Stated task: Print the material below exactly as it stands, please, from its first line to the line holding "-156, -172, -139];", with no pictures.

......

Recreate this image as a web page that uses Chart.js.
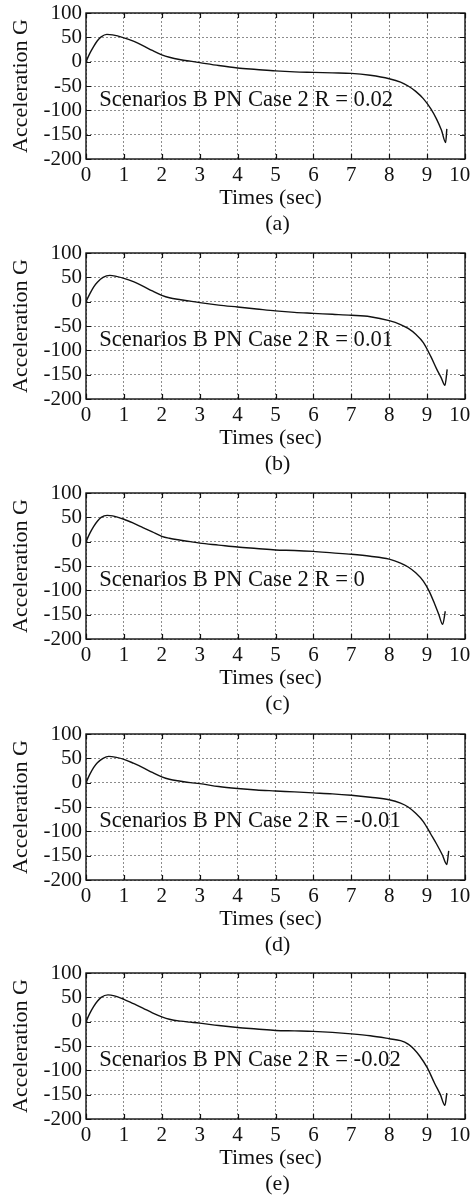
<!DOCTYPE html>
<html>
<head>
<meta charset="utf-8">
<script src="https://cdn.jsdelivr.net/npm/chart.js@4.4.1/dist/chart.umd.min.js"></script>
<style>
  html, body { margin: 0; padding: 0; background: #fff; overflow: hidden; }
  body { width: 470px; height: 1196px; position: relative; }
  .panel { position: absolute; left: 0; width: 470px; height: 240px; }
</style>
</head>
<body>
<div class="panel" style="top:0px"><canvas id="c0" width="470" height="240"></canvas></div>
<div class="panel" style="top:240px"><canvas id="c1" width="470" height="240"></canvas></div>
<div class="panel" style="top:480px"><canvas id="c2" width="470" height="240"></canvas></div>
<div class="panel" style="top:721px"><canvas id="c3" width="470" height="240"></canvas></div>
<div class="panel" style="top:960px"><canvas id="c4" width="470" height="240"></canvas></div>
<script>
// ---- data ----
const xTicks = [0, 1, 2, 3, 4, 5, 6, 7, 8, 9, 10];
const yTicks = [100, 50, 0, -50, -100, -150, -200];
const panelLabels = ['(a)', '(b)', '(c)', '(d)', '(e)'];
const rValues = ['0.02', '0.01', '0', '-0.01', '-0.02'];

const timeA  = [0, 0.1, 0.2, 0.3, 0.4, 0.55, 0.7, 1.0, 1.25, 1.5, 1.75, 2.0, 2.2, 2.5, 2.75, 3.0, 3.5, 4.0, 4.5, 5.0, 5.5, 6.0, 6.5, 7.0, 7.5, 8.0, 8.3, 8.5, 8.7, 8.9, 9.1, 9.25, 9.38, 9.49, 9.52];
const accelA = [0, 17, 31, 43, 51, 56, 55, 49, 42, 33, 23, 14, 9, 4, 1, -2, -8, -13, -16, -19, -21, -22, -23, -24, -28, -35, -42, -50, -61, -76, -97, -118, -141, -166, -138];

const timeB  = [0, 0.1, 0.2, 0.3, 0.45, 0.63, 0.8, 1.0, 1.25, 1.5, 1.75, 2.0, 2.2, 2.5, 2.75, 3.0, 3.5, 4.0, 4.5, 5.0, 5.5, 6.0, 6.5, 7.0, 7.5, 8.0, 8.3, 8.5, 8.7, 8.9, 9.1, 9.25, 9.37, 9.47, 9.53];
const accelB = [0, 16, 30, 40, 50, 54, 52, 48, 41, 32, 22, 13, 8, 4, 1, -2, -7, -11, -15, -19, -22, -24, -26, -28, -31, -39, -47, -55, -67, -84, -113, -138, -156, -172, -139];

const timeC  = [0, 0.1, 0.2, 0.3, 0.4, 0.56, 0.7, 1.0, 1.25, 1.5, 1.75, 2.0, 2.2, 2.5, 2.75, 3.0, 3.5, 4.0, 4.5, 5.0, 5.5, 6.0, 6.5, 7.0, 7.5, 8.0, 8.3, 8.5, 8.7, 8.9, 9.05, 9.2, 9.31, 9.41, 9.48];
const accelC = [0, 17, 31, 42, 50, 54, 53, 46, 38, 29, 20, 11, 7, 3, 0, -3, -7, -11, -14, -17, -18, -20, -23, -26, -30, -36, -44, -52, -64, -81, -101, -128, -150, -170, -143];

const timeD  = [0, 0.1, 0.2, 0.3, 0.45, 0.6, 0.8, 1.0, 1.25, 1.5, 1.75, 2.0, 2.2, 2.5, 2.75, 3.0, 3.5, 4.0, 4.5, 5.0, 5.5, 6.0, 6.5, 7.0, 7.5, 8.0, 8.3, 8.5, 8.7, 8.9, 9.1, 9.25, 9.4, 9.52, 9.57];
const accelD = [0, 17, 31, 41, 50, 54, 52, 48, 40, 31, 21, 12, 7, 3, 0, -2, -8, -12, -15, -17, -19, -21, -23, -26, -30, -35, -42, -50, -63, -80, -106, -126, -148, -168, -140];

const timeE  = [0, 0.1, 0.2, 0.3, 0.4, 0.58, 0.75, 1.0, 1.25, 1.5, 1.75, 2.0, 2.2, 2.5, 2.75, 3.0, 3.5, 4.0, 4.5, 5.0, 5.5, 6.0, 6.5, 7.0, 7.5, 8.0, 8.3, 8.5, 8.65, 8.8, 9.0, 9.2, 9.35, 9.47, 9.52];
const accelE = [0, 17, 31, 42, 50, 55, 53, 46, 37, 28, 18, 10, 5, 1, -1, -3, -8, -12, -15, -18, -19, -20, -22, -25, -29, -35, -39, -46, -56, -70, -94, -127, -150, -172, -147];

const seriesTimes = [timeA, timeB, timeC, timeD, timeE];
const seriesAccel = [accelA, accelB, accelC, accelD, accelE];

// ---- styling ----
const FONT = '"Liberation Serif", "Times New Roman", Times, serif';
const TEXT = '#111';

const framePlugin = {
  id: 'frame',
  afterDatasetsDraw(chart) {
    const { ctx, chartArea: a, scales: { x, y } } = chart;
    ctx.save();
    ctx.strokeStyle = '#111';
    ctx.lineWidth = 1.2;
    ctx.beginPath();
    const tl = 5;
    x.ticks.forEach(t => {
      const px = Math.round(x.getPixelForValue(t.value)) + 0.5;
      ctx.moveTo(px, a.bottom); ctx.lineTo(px, a.bottom - tl);
      ctx.moveTo(px, a.top); ctx.lineTo(px, a.top + tl);
    });
    y.ticks.forEach(t => {
      const py = Math.round(y.getPixelForValue(t.value)) + 0.5;
      ctx.moveTo(a.left, py); ctx.lineTo(a.left + tl, py);
      ctx.moveTo(a.right, py); ctx.lineTo(a.right - tl, py);
    });
    ctx.stroke();
    ctx.lineWidth = 1.4;
    ctx.strokeRect(a.left, a.top, a.right - a.left, a.bottom - a.top);
    ctx.restore();
  },
  afterDraw(chart, args, opts) {
    const { ctx, chartArea: a, scales: { x, y } } = chart;
    ctx.save();
    ctx.fillStyle = TEXT;
    ctx.font = '22.6px ' + FONT;
    ctx.textAlign = 'left';
    ctx.textBaseline = 'middle';
    ctx.fillText(opts.text, x.getPixelForValue(0.35), y.getPixelForValue(-79));
    ctx.font = '22px ' + FONT;
    ctx.textAlign = 'center';
    ctx.fillText(opts.label, (a.left + a.right) / 2 + 2, chart.height - 16);
    ctx.restore();
  }
};

function makeChart(i) {
  const pts = seriesTimes[i].map((t, k) => ({ x: t, y: seriesAccel[i][k] }));
  new Chart(document.getElementById('c' + i), {
    type: 'line',
    data: {
      datasets: [{
        data: pts,
        borderColor: '#111',
        borderWidth: 1.4,
        pointRadius: 0,
        fill: false,
        cubicInterpolationMode: 'monotone'
      }]
    },
    options: {
      responsive: false,
      devicePixelRatio: 1,
      animation: false,
      layout: { padding: { left: 0, right: 5, top: 13, bottom: 0 } },
      plugins: {
        legend: { display: false },
        tooltip: { enabled: false },
        frame: { text: 'Scenarios B PN Case 2 R = ' + rValues[i], label: panelLabels[i] }
      },
      scales: {
        x: {
          type: 'linear',
          min: 0, max: 10,
          afterBuildTicks: s => { s.ticks = xTicks.map(v => ({ value: v })); },
          afterFit: s => { s.height = 81; s.paddingLeft = 0; s.paddingRight = 0; },
          ticks: {
            color: TEXT, font: { family: FONT, size: 21 }, padding: 4, maxRotation: 0, autoSkip: false,
            callback: (v, idx, arr) => idx === arr.length - 1 ? String(v) + '\u00a0\u00a0' : String(v)
          },
          grid: { color: '#8c8c8c', lineWidth: 1, drawTicks: false },
          border: { display: false, dash: [2, 2] },
          title: {
            display: true,
            text: 'Times (sec) \u2009',
            color: TEXT,
            font: { family: FONT, size: 22, lineHeight: 1.25 },
            padding: { top: 0, bottom: 28 }
          }
        },
        y: {
          type: 'linear',
          min: -200, max: 100,
          afterBuildTicks: s => { s.ticks = yTicks.map(v => ({ value: v })); },
          afterFit: s => { s.width = 86; s.paddingTop = 0; s.paddingBottom = 0; },
          ticks: { color: TEXT, font: { family: FONT, size: 21 }, padding: 4, autoSkip: false },
          grid: { color: '#8c8c8c', lineWidth: 1, drawTicks: false },
          border: { display: false, dash: [2, 2] },
          title: {
            display: true,
            text: 'Acceleration G',
            color: TEXT,
            font: { family: FONT, size: 22, lineHeight: 1.2 },
            padding: { top: 8, bottom: 0 }
          }
        }
      }
    },
    plugins: [framePlugin]
  });
}

for (let i = 0; i < 5; i++) makeChart(i);
</script>
</body>
</html>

......

Result below:
Recreate this image as a web page that uses Chart.js.
<!DOCTYPE html>
<html>
<head>
<meta charset="utf-8">
<script src="https://cdn.jsdelivr.net/npm/chart.js@4.4.1/dist/chart.umd.min.js"></script>
<style>
  html, body { margin: 0; padding: 0; background: #fff; overflow: hidden; }
  body { width: 470px; height: 1196px; position: relative; }
  .panel { position: absolute; left: 0; width: 470px; height: 240px; }
</style>
</head>
<body>
<div class="panel" style="top:0px"><canvas id="c0" width="470" height="240"></canvas></div>
<div class="panel" style="top:240px"><canvas id="c1" width="470" height="240"></canvas></div>
<div class="panel" style="top:480px"><canvas id="c2" width="470" height="240"></canvas></div>
<div class="panel" style="top:721px"><canvas id="c3" width="470" height="240"></canvas></div>
<div class="panel" style="top:960px"><canvas id="c4" width="470" height="240"></canvas></div>
<script>
// ---- data ----
const xTicks = [0, 1, 2, 3, 4, 5, 6, 7, 8, 9, 10];
const yTicks = [100, 50, 0, -50, -100, -150, -200];
const panelLabels = ['(a)', '(b)', '(c)', '(d)', '(e)'];
const rValues = ['0.02', '0.01', '0', '-0.01', '-0.02'];

const timeA  = [0, 0.1, 0.2, 0.3, 0.4, 0.55, 0.7, 1.0, 1.25, 1.5, 1.75, 2.0, 2.2, 2.5, 2.75, 3.0, 3.5, 4.0, 4.5, 5.0, 5.5, 6.0, 6.5, 7.0, 7.5, 8.0, 8.3, 8.5, 8.7, 8.9, 9.1, 9.25, 9.38, 9.49, 9.52];
const accelA = [0, 17, 31, 43, 51, 56, 55, 49, 42, 33, 23, 14, 9, 4, 1, -2, -8, -13, -16, -19, -21, -22, -23, -24, -28, -35, -42, -50, -61, -76, -97, -118, -141, -166, -138];

const timeB  = [0, 0.1, 0.2, 0.3, 0.45, 0.63, 0.8, 1.0, 1.25, 1.5, 1.75, 2.0, 2.2, 2.5, 2.75, 3.0, 3.5, 4.0, 4.5, 5.0, 5.5, 6.0, 6.5, 7.0, 7.5, 8.0, 8.3, 8.5, 8.7, 8.9, 9.1, 9.25, 9.37, 9.47, 9.53];
const accelB = [0, 16, 30, 40, 50, 54, 52, 48, 41, 32, 22, 13, 8, 4, 1, -2, -7, -11, -15, -19, -22, -24, -26, -28, -31, -39, -47, -55, -67, -84, -113, -138, -156, -172, -139];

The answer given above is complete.